I've got nouveau.modeset=1  in my grub.conf ...

Any suggestions off the bat?  Anyone here got nouveau working w/ suspend-to-ram?

----------

## chithanh

There have been fixes to the suspend code in the current nouveau kernel after 2.6.34 release. You may want to try x11-base/nouveau-drm-99999999 from the x11 overlay. I am planning to add a new snapshot to portage soon.

----------

## corey_s

 *chithanh wrote:*   

> There have been fixes to the suspend code in the current nouveau kernel after 2.6.34 release. You may want to try x11-base/nouveau-drm-99999999 from the x11 overlay. I am planning to add a new snapshot to portage soon.

 

Excellent - thanks, I'll try that (nouveau-drm-99999999) tonight or tomorrow - and will post results back to this thread.

I was having a tough time deciphering whether the problem was due to misconfiguration on my part (kernel or grub options), or whether it was indeed the driver itself.

Cheers

----------

## corey_s

Ok, well I tried x11-base/nouveau-drm-99999999 from x11 overlay... and no go: system still hangs on resume from suspend/sleep...

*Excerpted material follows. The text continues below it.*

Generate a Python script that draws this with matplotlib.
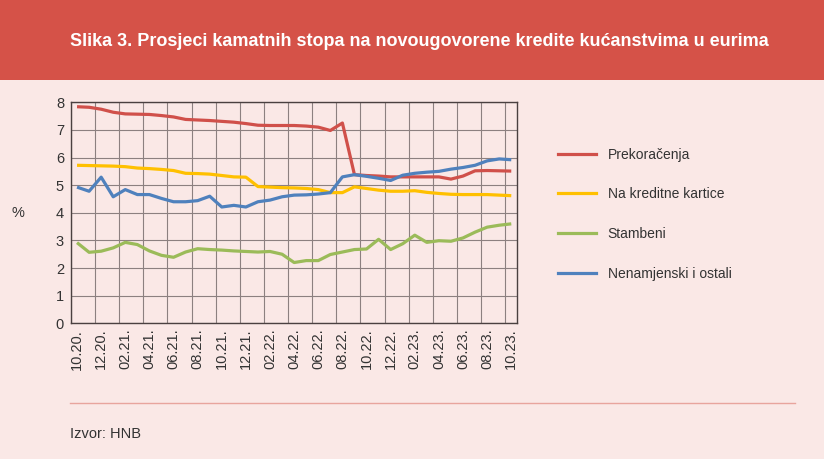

Any suggestions that could help me determine what may be causing the issue?  I'm still not certain whether it's the actual drm or nouveau driver, rather than, say, a lacking or conflicting kernel config option, etc.

Thanks!

----------

## mithion

I'm gonna go ahead and bump this as I have the same problem using nouveau.

----------

## chithanh

There is not much you can do about suspend/resume problems, other than running the latest kernel code. See if kernel 2.6.37-rc3 still has the problem.

----------

## baaann

try CTRL+ALT+F1 followed by CTRL+ALT+F7

brings up a screen lock password dialog for me and resumes ok

----------

## mithion

 *baaann wrote:*   

> try CTRL+ALT+F1 followed by CTRL+ALT+F7
> 
> brings up a screen lock password dialog for me and resumes ok

 

This didn't work for me. I'm pretty sure this a driver problem which causes nouveau to "forget" to push the graphics to the external monitor when resuming.

----------

## mithion

I just went ahead and tested suspend/resume without the external monitor simply using the laptop's own monitor. It worked just fine. So the problem is the external monitor. I'm thinking X isn't nimble/agile enough yet to handle external monitors gracefully, at least with nouveau. But at least it works with the native monitor which is nice.

----------

## lost+found

I enabled a BIOS option to get past the black screen. It's called "Repost video after suspend". I guess this is because the shared memory of the video card is in a reserved part of RAM. My box has 4GB memory, but the kernel uses only 3200MB of it. Rest is reserved by the BIOS.

----------